The EMF-ECBC today welcomed the Commission’s commitment to explore the feasibility of lower capital requirements for green and sustainable assets, which it said is in line with its Energy Efficient Mortgages Initiative. In June, the EMF-ECBC and consortium partners will launch a pilot scheme involving a large number of European banks that will test an energy efficient mortgage blueprint at national level.

The Commission referenced the initiative in its action plan, stating it will consider all evidence for a link between energy efficiency savings and mortgage loan performance while assessing the case for changes to prudential requirements.

“We see the European Commission’s action plan as a call to act not only for the EU institutions, but also for market players,” said Luca Bertalot, secretary general of the EMF ECBC. “As such, through our Energy Efficient Mortgages Initiative and its forthcoming pilot scheme, we are ready to collect and deliver the dataset necessary to evidence the correlation between energy efficiency and financial performance with a view to supporting the European Commission’s analyses in this area.”

Dombrovskis added that the Commission can draw inspiration from an SME supporting factor that is already incorporated into capital requirements, and noted that some other investments – such as infrastructure and infrastructure corporates – also benefit from such treatment.

“We are not putting a concrete legislative proposal on the table now, because discussions are already ongoing,” he said.

Next steps towards ‘vital shift’

The action plan will be implemented in multiple steps. The Commission will first focus on environmental and climate risks, Dombrovskis said, before moving on to social and governance issues.

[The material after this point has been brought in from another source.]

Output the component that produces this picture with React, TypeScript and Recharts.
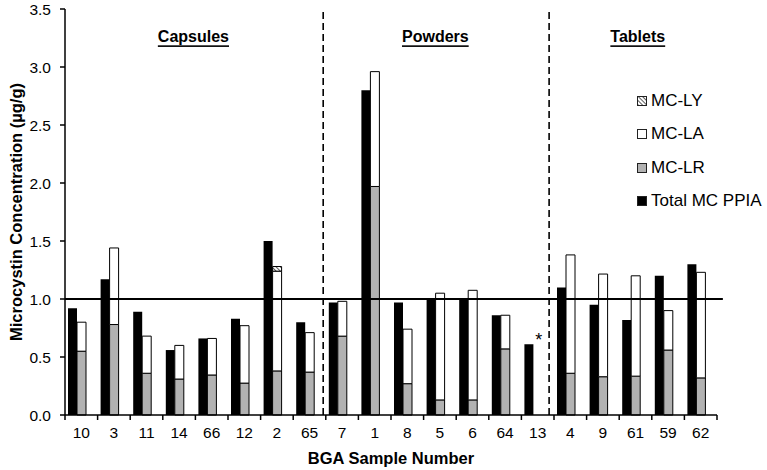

On 22 March, Dombrovskis and Jean-Claude Juncker, president of the European Commission, will host a high level conference on sustainable finance in Brussels, giving an opportunity to European leaders to discuss how they can follow up on the action plan.

The Commission said its action plan follows up on all key priorities from the HLEG report, some with adaptations owing to legal and technical constraints, and proposes actions on most of the group’s other recommendations.

“The HLEG worked diligently for over a year to make substantive, well-considered recommendations and we are delighted to see a comprehensive and clear response from the Commission,” the HLEG said in a statement today. “We strongly encourage all stakeholders to engage positively with the action plan to maximise the opportunity that sustainable finance represents to our economies and to the beneficiaries and savers that we all serve.”

Sean Kidney, CEO of the Climate Bonds Initiative, cited the momentum generated by the EU action plan and the HLEG report as an example for other governments.

“A faster brown to green transition in the balance sheets of the world’s top 200 banks and 100 largest emitters is needed,” he said. “This vital shift requires new green standards and investment frameworks from governments and regulators to harness significant private sector capital towards global emissions goals.

“The action plan announced in Brussels today reflects how far the EU has progressed in less than 18 months on these objectives and will garner widespread support.”